When I read the last words of Susan G. Weidener‘s Again in a Heartbeat, I knew I would be picking up Morning at Wellington Square. Susan had shared the story of a blissful courtship and love found under blossoming dogwood trees with a man who loved her more than she had ever imagined possible. A story of building a family and careers disrupted by her husband’s long and difficult battle with cancer.
I wanted to understand how a young woman with two young sons moves on from the hurt and pain of loss, a loss many of us will never experience, much less so early in life. Morning at Wellington Square is Susan’s honest and moving tale of finding her way through a maze of responsibilities and social interactions as a single, working mom.
Like a tapestry woven from rich and vibrant threads, Susan invites us along as she searches for identity beyond the roles of daughter, wife, mother, journalist. The book opens 11 years after John’s death, and John and Susan’s son’s are away at college. Living in their home alone, Susan is aware it is time to map out her journey into a new role.
However, as Susan’s writing shows us by using flashbacks and memories, lives continually build upon memories while anticipating the unknown waiting down the road.
For me, the search for community or, as others might describe it, relationship was the most meaningful and poignant part of Susan’s story.

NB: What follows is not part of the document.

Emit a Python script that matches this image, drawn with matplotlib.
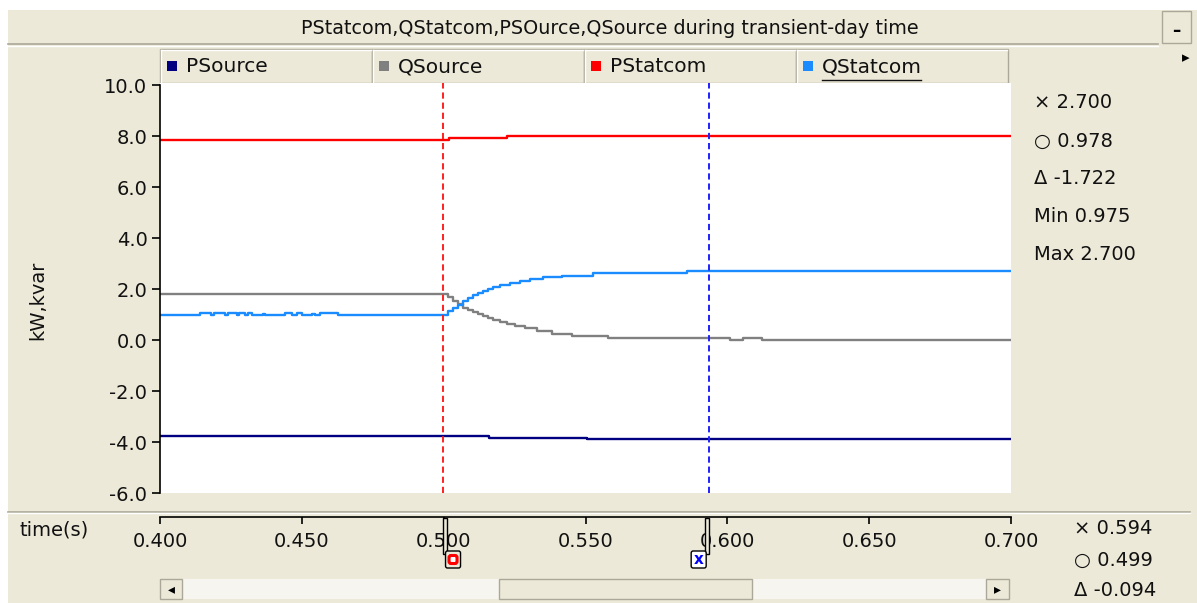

Having been a single mother with a son in my 20s, the search for relationships, whether with the opposite sex or not, can be like walking through a mine field. After all, how do we ever know who another person really is? Is a relationship or community the source we seeking to heal our scars?
Following a testing of friendships and even a move to Arizona, Susan comes home and unexpectedly finds a way to share her gift of creative writing. One day while driving around she happens upon a bookstore called Wellington Square. And here she and others gave birth to the Women’s Writing Circle. These women, through Susan, have experienced a new life through writing and sharing their writing with others. And through Susan, her books and her blog, Susan shares her experiences as a journalist and writer with the rest of us.
I highly recommend Morning at Wellington Square to those working their way past grief and loss and to those who are looking for a way to heal from those painful emotions through writing. Susan is a gift to fellow memoirists and other writers.